American Student Loan Consolidation Scam
Unfortunately, these days, our senior citizens are not the only ages that are being involved in scams. The scammers are changing their modus operandi (MO) and are targeting the young adults who finish college and have a lot of student debt. Hence, this is where the student loan debt scam comes into play.
These young individuals may be looking for ways to reduce or consolidate their loans, the scammers have found they can prey on this group.
As always, if an offer sounds too good to be true, it probably is. Here are some red flags, if a company needs money up front or wants your personal info, don’t respond unless you are absolutely positive this is a legit company.
Groups That Are Vulnerable
This group of young adults has become just as vulnerable as senior citizens, they are just entering this ole grown up world and are still learning the rules of the land.
The reason these individuals have become instant targets is the student debts have soared nationwide. This student debt is more than car loans and has become America’s largest consumer debt. This debt has reached $1.3 trillion last year, facts from the Federal Reserve Board of Governors.

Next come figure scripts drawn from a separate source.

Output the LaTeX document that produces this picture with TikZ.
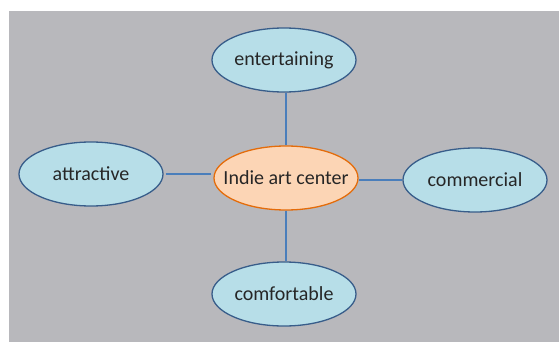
\documentclass[tikz,border=0pt]{standalone}
\usepackage{fontspec}
\setmainfont{Carlito}
\usetikzlibrary{shapes.geometric}
\definecolor{slidegray}{RGB}{184,184,188}
\definecolor{ovalblue}{RGB}{183,222,232}
\definecolor{ovaledge}{RGB}{56,93,138}
\definecolor{hubfill}{RGB}{252,213,181}
\definecolor{hubedge}{RGB}{228,108,10}
\definecolor{linkblue}{RGB}{74,126,187}
\tikzset{idea/.style={ellipse, draw=ovaledge, fill=ovalblue, line width=1.3pt,
         minimum width=144pt, minimum height=64pt, inner xsep=-25pt, inner ysep=0pt,
         font=\fontsize{20}{22}\selectfont, text=black!85},
         hub/.style={idea, draw=hubedge, fill=hubfill},
         link/.style={draw=linkblue, line width=1.1pt}}

\begin{document}
\begin{tikzpicture}[x=1pt, y=-1pt]
        \useasboundingbox (0,0) rectangle (559,342);
        \fill[white] (0,0) rectangle (559,342);
        \fill[slidegray] (9,11) rectangle (559,342);

        % Center idea
        \node[hub] (center) at (286,178) {Indie art center};

        % Surrounding ideas
        \node[idea] (entertaining) at (284,60) {entertaining};
        \node[idea] (attractive) at (91,174) {attractive};
        \node[idea] (commercial) at (475,180) {commercial};
        \node[idea] (comfortable) at (284,294) {comfortable};

        \draw[link] (entertaining.south -| center) -- (center.north);
        \draw[link] (center.south) -- (comfortable.north -| center);
        \draw[link, shorten <=2pt, shorten >=2pt] (attractive.east) -- (attractive.east -| center.west);
        \draw[link] (center.east |- commercial.west) -- (commercial.west);

\end{tikzpicture}
\end{document}
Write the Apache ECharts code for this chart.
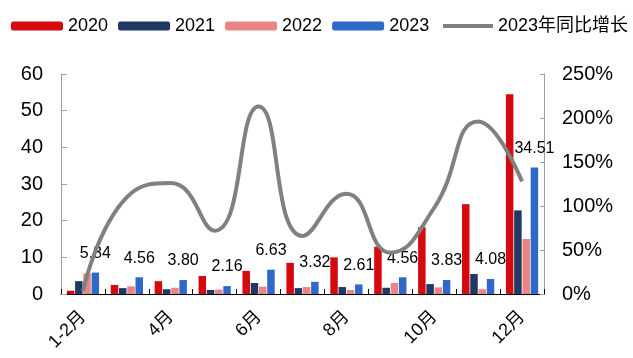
<!DOCTYPE html>
<html>
<head>
<meta charset="utf-8">
<script src="https://cdn.jsdelivr.net/npm/echarts@6/dist/echarts.min.js"></script>
<style>
  html, body { margin: 0; padding: 0; background: #fff; }
  #chart { width: 633px; height: 358px; }
</style>
</head>
<body>
<div id="chart"></div>
<script>
// Monthly volumes by year, with 2023 year-on-year growth (%)
const months = ['1-2月', '3月', '4月', '5月', '6月', '7月', '8月', '9月', '10月', '11月', '12月'];
const y2020 = [0.9, 2.45, 3.5, 4.9, 6.3, 8.5, 10.0, 12.9, 18.2, 24.5, 54.5];
const y2021 = [3.5, 1.6, 1.3, 1.1, 3.0, 1.6, 1.9, 1.7, 2.7, 5.45, 22.8];
const y2022 = [5.6, 2.1, 1.7, 1.2, 2.0, 1.9, 1.1, 3.0, 1.8, 1.3, 15.0];
const y2023 = [5.84, 4.56, 3.80, 2.16, 6.63, 3.32, 2.61, 4.56, 3.83, 4.08, 34.51];
const growth2023 = [3, 110, 126, 72, 213, 66, 114, 47, 98, 196, 128];

const FONT = "'Liberation Sans', Arial, 'Noto Sans CJK SC', sans-serif";
const chart = echarts.init(document.getElementById('chart'));

const barSeries = (name, data, color, extra) => Object.assign({
  name: name,
  type: 'bar',
  data: data,
  barWidth: 7.5,
  barGap: '10%',
  itemStyle: { color: color }
}, extra || {});

const legendText = { fontSize: 18, color: '#000', fontFamily: FONT };

chart.setOption({
  animation: false,
  textStyle: { fontFamily: FONT },
  legend: [
    {
      left: 11,
      top: 17,
      padding: 0,
      width: 440,
      itemWidth: 52,
      itemHeight: 9,
      itemGap: 10,
      textStyle: legendText,
      data: ['2020', '2021', '2022', '2023']
    },
    {
      left: 443,
      top: 17,
      padding: 0,
      width: 200,
      itemWidth: 50,
      itemHeight: 4,
      icon: 'rect',
      textStyle: legendText,
      data: ['2023年同比增长']
    }
  ],
  grid: { left: 61, right: 89, top: 74, bottom: 64 },
  xAxis: {
    type: 'category',
    data: months,
    axisLine: { lineStyle: { color: '#000', width: 1 } },
    axisTick: { show: true, inside: true, length: 5, interval: 0, lineStyle: { color: '#000' } },
    axisLabel: { interval: 1, rotate: 45, margin: 20, fontSize: 18, color: '#000', fontFamily: FONT }
  },
  yAxis: [
    {
      type: 'value', min: 0, max: 60, interval: 10,
      axisLine: { show: true, lineStyle: { color: '#a0a0a0' } },
      axisTick: { show: true, inside: true, length: 6, lineStyle: { color: '#a0a0a0' } },
      splitLine: { show: false },
      axisLabel: { fontSize: 20, color: '#000', margin: 18, fontFamily: FONT }
    },
    {
      type: 'value', min: 0, max: 250, interval: 50,
      axisLine: { show: true, lineStyle: { color: '#a0a0a0' } },
      axisTick: { show: true, inside: true, length: 4, lineStyle: { color: '#a0a0a0' } },
      splitLine: { show: false },
      axisLabel: { fontSize: 20, color: '#000', margin: 18, formatter: '{value}%', fontFamily: FONT }
    }
  ],
  series: [
    barSeries('2020', y2020, '#D50A11'),
    barSeries('2021', y2021, '#1F3864'),
    barSeries('2022', y2022, '#EA8585'),
    barSeries('2023', y2023, '#3068C8', {
      label: {
        show: true, position: 'top', distance: 11,
        fontSize: 16, color: '#000', fontFamily: FONT,
        formatter: p => p.value.toFixed(2)
      }
    }),
    {
      name: '2023年同比增长',
      type: 'line',
      yAxisIndex: 1,
      data: growth2023,
      smooth: 0.5,
      symbol: 'none',
      z: 5,
      lineStyle: { color: '#808080', width: 4 },
      itemStyle: { color: '#808080' }
    }
  ]
});
</script>
</body>
</html>
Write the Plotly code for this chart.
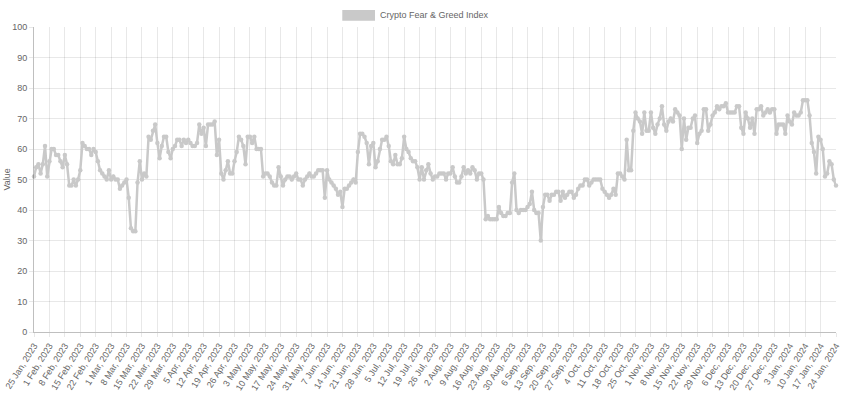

Don’t be conned by hearing all the hype about lowering payments and consolidating loans, even experienced consumers have fallen for this before, so beware. Don’t get involved in this student loan consolidation scam! We do understand the abundance of financial stress on college students.
For example: Let’s say Sally is 23, and graduated from the University of Florida in May. She has a degree in child development and close to $20,000 in those student loans. I know this sounds like a lot of money but believe it or not, it is a lot less than some of her classmates. Sally has been looking for any way to reduce her $180 a month student debt loan payment.
Of course, she saw the abundance of email offers and Internet offers that are definitely too good to be true. One place’s first question was what is your Social Security number, another wanted $500 up front. Sally just hung up, these seemed like strange questions early in the conversation and knew this was probably one of the college loan scams.
The bad part is Sally said the person on the other end of the phone sounded very professional and told her that the Social Security number was needed to access her loan amounts. When she told them she would give them her loan account numbers instead, they immediately told her no, she ended the call.